▶ [TASK GOAL]
Return, without pictures, the lines from the start of the data through the one that contains "(0,0) rectangle (761,1063);".

▶ [INFORMATION SUPPLIED]

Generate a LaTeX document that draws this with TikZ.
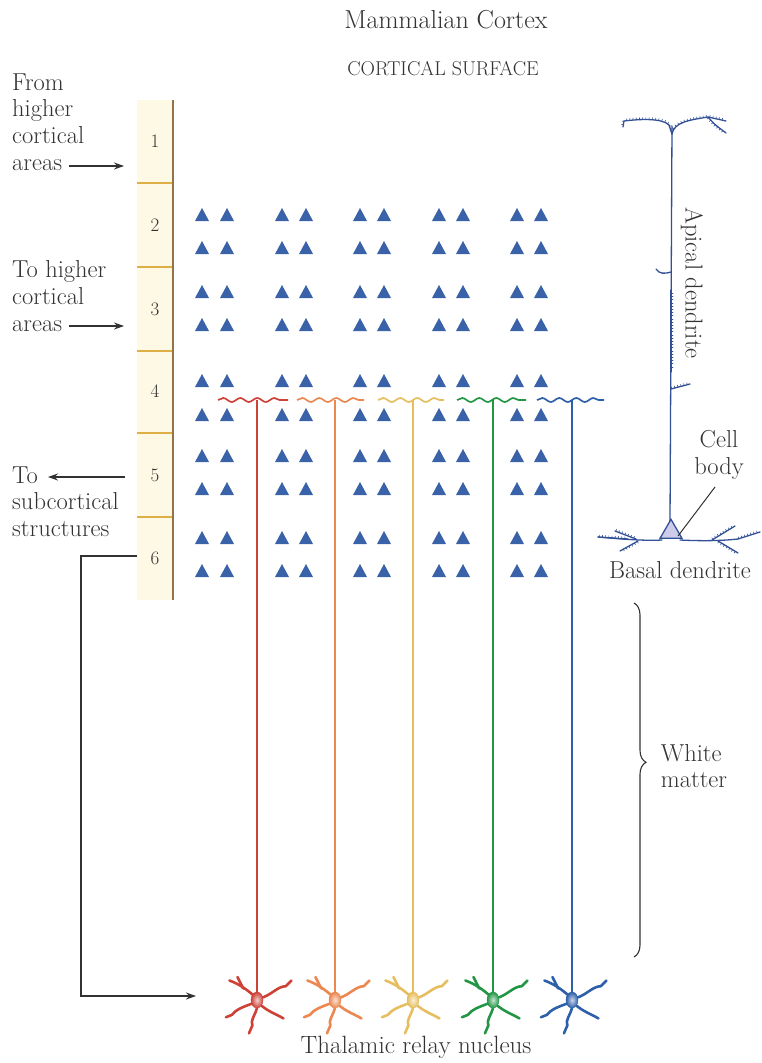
\documentclass[tikz,border=0pt]{standalone}
\usetikzlibrary{arrows.meta,decorations.pathmorphing,decorations.pathreplacing,decorations.markings,shapes.geometric}
\definecolor{ink}{RGB}{50,50,50}
\definecolor{cRed}{RGB}{205,65,55}
\definecolor{cOrange}{RGB}{236,135,80}
\definecolor{cYellow}{RGB}{230,190,95}
\definecolor{cGreen}{RGB}{35,150,70}
\definecolor{cBlue}{RGB}{45,95,170}
\definecolor{triBlue}{RGB}{58,98,168}
\definecolor{pyrInk}{RGB}{50,80,150}
\definecolor{somaFill}{RGB}{205,205,235}
\definecolor{colFill}{RGB}{254,249,228}
\definecolor{colRule}{RGB}{222,175,70}
\definecolor{colEdge}{RGB}{150,115,70}
\tikzset{
  lbl/.style={font=\fontsize{24.5}{26.7}\selectfont, text=ink, inner sep=0pt, align=left},
  layernum/.style={font=\fontsize{19}{22}\selectfont, text=ink, inner sep=1pt},
  pointer/.style={draw=ink, line width=1.3pt, -{Stealth[length=10pt,width=7pt]}},
  tri/.style={fill=triBlue},
  wave/.style={line width=1.7pt, decorate, decoration={snake, amplitude=2pt, segment length=17pt}},
  axon/.style={line width=1.6pt},
  soma/.style={ellipse, minimum width=12pt, minimum height=16pt, inner sep=0pt, shading=radial},
  pyr/.style={draw=pyrInk, line width=1.3pt, line cap=round},
  spines/.style={postaction={decorate, decoration={markings,
      mark=between positions 0.04 and 0.96 step 3.2pt with {\draw[pyrInk, line width=0.6pt] (0,0) -- (0,#1);}}}},
  stellate/.pic={
    \begin{scope}[line width=2.6pt, line cap=round, line join=round]
      \draw (-3,-4) .. controls (-10,-10) and (-16,-14) .. (-24,-17);
      \draw (-12,-10) .. controls (-14,-14) .. (-17,-20);
      \draw (-4,3) .. controls (-12,6) and (-18,8) .. (-22,13) -- (-27,15);
      \draw (4,-2) .. controls (12,-4) and (18,-12) .. (25,-12) -- (30,-17);
      \draw (4,5) .. controls (10,10) and (16,12) .. (23,16);
      \draw (0,7) .. controls (-2,14) and (-6,18) .. (-4,22) -- (-7,29);
    \end{scope}
  }
}
\begin{document}
\begin{tikzpicture}[x=1pt,y=-1pt]
\useasboundingbox (0,0) rectangle (761,1063);

% headings
\node[font=\fontsize{26}{30}\selectfont, text=ink] (title) at (446,20) {Mammalian Cortex};
\node[font=\fontsize{20}{24}\selectfont, text=ink] (surface) at (443,69) {CORTICAL SURFACE};

% layer column
\fill[colFill] (137,100) rectangle (173,600);
\foreach \y in {183,267,351,433,517}
  \draw[colRule, line width=1.4pt] (137,\y) -- (173,\y);
\draw[colEdge, line width=1.2pt] (173,100) -- (173,600);
\foreach \n/\y in {1/141,2/225,3/309,4/391,5/475,6/558}
  \node[layernum] (n\n) at (155,\y) {\n};

% pyramidal cell bodies in layers 2--6
\foreach \y in {215,248,292,325,381,415,456,489,538,571}
  \foreach \x in {202,227,282,306,360,384,439,463,517,541}
    \fill[tri] (\x-7,\y+6) -- (\x,\y-7) -- (\x+7,\y+6) -- cycle;

% side labels
\node[lbl, anchor=north west] (fromHigher) at (12,73.3) {From\\higher\\cortical\\areas};
\coordinate (inA) at (69,166);
\coordinate (inB) at (124,166);
\draw[pointer] (inA) -- (inB);

\node[lbl, anchor=north west] (toHigher) at (12,260.6) {To higher\\cortical\\areas};
\coordinate (outA) at (69,326);
\coordinate (outB) at (124,326);
\draw[pointer] (outA) -- (outB);

\node[lbl, anchor=north west] (toSub) at (12,466.3) {To\\subcortical\\structures};
\coordinate (subA) at (125,477);
\coordinate (subB) at (48,477);
\draw[pointer] (subA) -- (subB);

% thalamocortical afferents
\foreach \i/\x/\c/\a/\b in {1/257/cRed/218/288, 2/335/cOrange/297/364, 3/413/cYellow/378/444, 4/493/cGreen/457/526, 5/572/cBlue/537/604}{
  \coordinate (w\i) at (\x,400);
  \draw[wave, \c] (\a,400) -- (\b,400);
  \pic[\c, scale=1.15] at (\x,1000) {stellate};
  \node[soma, draw=\c, inner color=\c!25!white, outer color=\c] (t\i) at (\x,1000) {};
  \draw[axon, \c] (w\i) -- (t\i);
}
\node[lbl, font=\fontsize{25}{28}\selectfont] (thal) at (416,1047) {Thalamic relay nucleus};

% feedback from layer 6 to the thalamus
\coordinate (l6) at (137,556);
\coordinate (thIn) at (196,996);
\draw[pointer] (l6) -- (81,556) |- (thIn);

% single pyramidal neuron
\draw[pyr] (672,126) -- (670,522);
\draw[pyr, spines=2pt] (623,127) -- (624,121) .. controls (640,119) and (662,118) .. (669,125) -- (672,134);
\draw[pyr, spines=2pt] (672,134) .. controls (674,122) and (690,120) .. (708,117) -- (726,121);
\draw[pyr, spines=-2pt] (708,117) .. controls (714,124) .. (726,133);
\draw[pyr] (671,272) .. controls (665,274) and (659,274) .. (656,269);
\draw[pyr, spines=2pt] (671,290) -- (671,372);
\draw[pyr, spines=2pt] (671,389) -- (690,384);
% basal dendrites
\draw[pyr] (598,537) .. controls (620,539) and (645,541) .. (662,540);
\draw[pyr, spines=2pt] (598,537) -- (628,539);
\draw[pyr, spines=2pt] (615,531) -- (636,539);
\draw[pyr, spines=2pt] (638,541) -- (620,551);
\draw[pyr] (680,540) .. controls (700,541) and (720,541) .. (738,539);
\draw[pyr, spines=2pt] (738,539) -- (760,532);
\draw[pyr, spines=2pt] (712,540) -- (735,526);
\draw[pyr, spines=-2pt] (718,541) -- (738,553);
\node[draw=pyrInk, fill=somaFill, line width=1.3pt, isosceles triangle, isosceles triangle apex angle=60, shape border rotate=90, minimum width=20pt, minimum height=19pt, inner sep=0pt] (cellbody) at (671,532) {};

\node[lbl, rotate=-90] (apical) at (692,283) {Apical dendrite};
\node[lbl, align=center] (cellLbl) at (719,455) {Cell\\body};
\coordinate (cbTip) at (678,536);
\draw[ink, line width=1pt] (715,487) -- (cbTip);
\node[lbl] (basal) at (680,570) {Basal dendrite};

% white matter brace
\draw[ink, line width=1.1pt, decorate, decoration={brace, amplitude=12pt, aspect=0.45}] (634,603) -- (634,957);
\node[lbl] (white) at (694,766) {White\\matter};
\end{tikzpicture}
\end{document}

▶ [THE OUTPUT]
Generate a LaTeX document that draws this with TikZ.
\documentclass[tikz,border=0pt]{standalone}
\usetikzlibrary{arrows.meta,decorations.pathmorphing,decorations.pathreplacing,decorations.markings,shapes.geometric}
\definecolor{ink}{RGB}{50,50,50}
\definecolor{cRed}{RGB}{205,65,55}
\definecolor{cOrange}{RGB}{236,135,80}
\definecolor{cYellow}{RGB}{230,190,95}
\definecolor{cGreen}{RGB}{35,150,70}
\definecolor{cBlue}{RGB}{45,95,170}
\definecolor{triBlue}{RGB}{58,98,168}
\definecolor{pyrInk}{RGB}{50,80,150}
\definecolor{somaFill}{RGB}{205,205,235}
\definecolor{colFill}{RGB}{254,249,228}
\definecolor{colRule}{RGB}{222,175,70}
\definecolor{colEdge}{RGB}{150,115,70}
\tikzset{
  lbl/.style={font=\fontsize{24.5}{26.7}\selectfont, text=ink, inner sep=0pt, align=left},
  layernum/.style={font=\fontsize{19}{22}\selectfont, text=ink, inner sep=1pt},
  pointer/.style={draw=ink, line width=1.3pt, -{Stealth[length=10pt,width=7pt]}},
  tri/.style={fill=triBlue},
  wave/.style={line width=1.7pt, decorate, decoration={snake, amplitude=2pt, segment length=17pt}},
  axon/.style={line width=1.6pt},
  soma/.style={ellipse, minimum width=12pt, minimum height=16pt, inner sep=0pt, shading=radial},
  pyr/.style={draw=pyrInk, line width=1.3pt, line cap=round},
  spines/.style={postaction={decorate, decoration={markings,
      mark=between positions 0.04 and 0.96 step 3.2pt with {\draw[pyrInk, line width=0.6pt] (0,0) -- (0,#1);}}}},
  stellate/.pic={
    \begin{scope}[line width=2.6pt, line cap=round, line join=round]
      \draw (-3,-4) .. controls (-10,-10) and (-16,-14) .. (-24,-17);
      \draw (-12,-10) .. controls (-14,-14) .. (-17,-20);
      \draw (-4,3) .. controls (-12,6) and (-18,8) .. (-22,13) -- (-27,15);
      \draw (4,-2) .. controls (12,-4) and (18,-12) .. (25,-12) -- (30,-17);
      \draw (4,5) .. controls (10,10) and (16,12) .. (23,16);
      \draw (0,7) .. controls (-2,14) and (-6,18) .. (-4,22) -- (-7,29);
    \end{scope}
  }
}
\begin{document}
\begin{tikzpicture}[x=1pt,y=-1pt]
\useasboundingbox (0,0) rectangle (761,1063);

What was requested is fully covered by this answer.